Telegraph-Journal photo/SJHS

Robot knows when you're stressed

by Matt McCann - Monday, April 6, 2009

This article is courtesy of Telegraph-Journal

Technology can be frustrating. Really frustrating. So wouldn't it be nice if our machines could knew when they - or anything else - were stressing us out?

Paul Saulnier thinks so, and he's turned that urge to scream into a robotic warning system.

Using a Roomba (a robotic vacuum cleaner) and an off-the-shelf headband designed for video gamers, the Saint John native has developed a robot that can sense when its owner is stressed and react accordingly, perhaps avoiding a kick across the room.

"So, if you're relaxed and you become stressed, the vacuum cleaner starts vacuuming and moving away from you, getting out of your way," Saulnier said. "If you're stressed and you go back to being relaxed, it senses this and it returns to you."

After graduating with a computer science degree from the University of New Brunswick, Saulnier began working on the project as part of his masters program at the University of Calgary.

Using the gaming headband, he mapped the muscle tension of the user. High muscle tension is usually an indicator that a person is stressed, while relaxed muscles signal the opposite. It's this tension that the vacuum cleaner perceives.

While it may not be a commercial product right now - "I don't think any company wants to market their vacuum as being compatible with people who are likely to kick their robots," he said - they are looking at what the practical applications may be in the future.

Many current robots have keyboards and joysticks to make them perform a predetermined task.

What makes Saulnier's robots different is that they use emotions to control their behaviour. The robot can look at you, tune in to what you're thinking and doing, and act based on that instead of waiting for you to command it to do something.

It uses the current state of affairs to determine what to do.

Eventually, Saulnier said, there could be humanoid robots that walk, talk, and sense a wide range of emotions.

Say someone has an elderly relative in another city, who lives alone and maybe doesn't have many friends. A more advanced robot could monitor the person's emotions, notice if there person becomes sad or changes their behaviour, and comfort them or call their relatives to tell them what's going on.

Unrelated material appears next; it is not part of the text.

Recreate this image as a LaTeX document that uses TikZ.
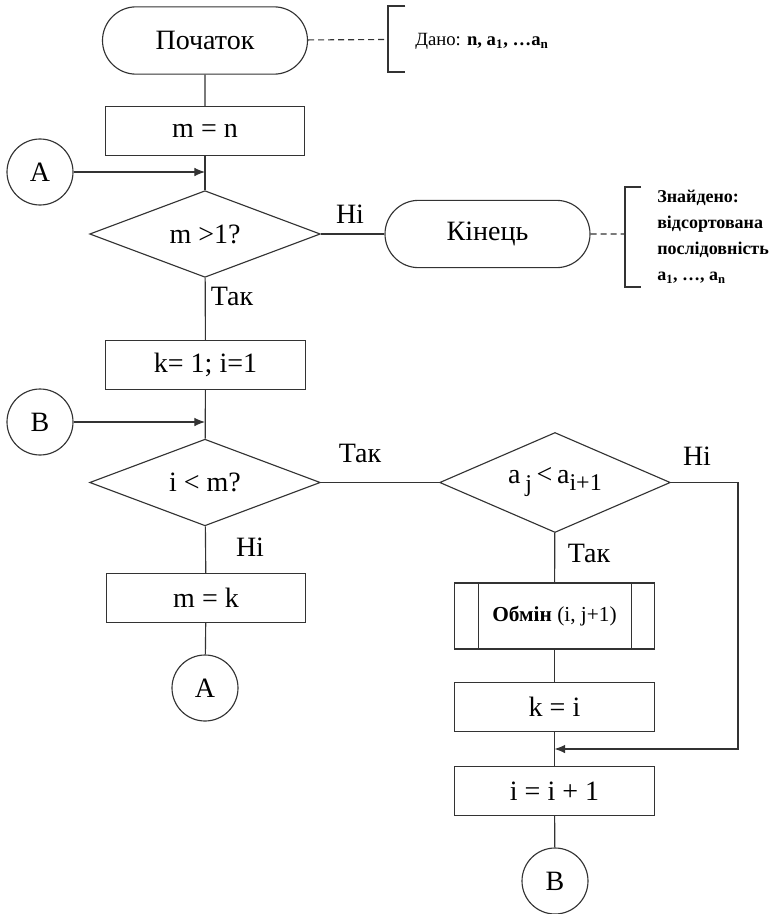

"It's different from having a webcam and watching a person all the time, invading their privacy," he said.

"Simply having a machine watching emotions and only acting when there's something going on that shouldn't be is much less invasive and perhaps more useful."

A robot may even be able to comfort the person.

"A robot alone can't replace human-to-human contact," Saulnier said, "but it could be enough in some cases, similar to having a pet."

Still, he said, robots aren't at the level of the droids in Star Wars, where they could be put in someone's home to do work for them.

"The vacuum cleaner, all you can do with it is make it move around, you can make it vacuum," Saulnier said. "But you can't make it talk, so there are other robots we can move on to, of course. You never know what can happen with robots."

Paul Saulnier is a 2004 graduate of SJHS and the web master/designer of the Saint John High website.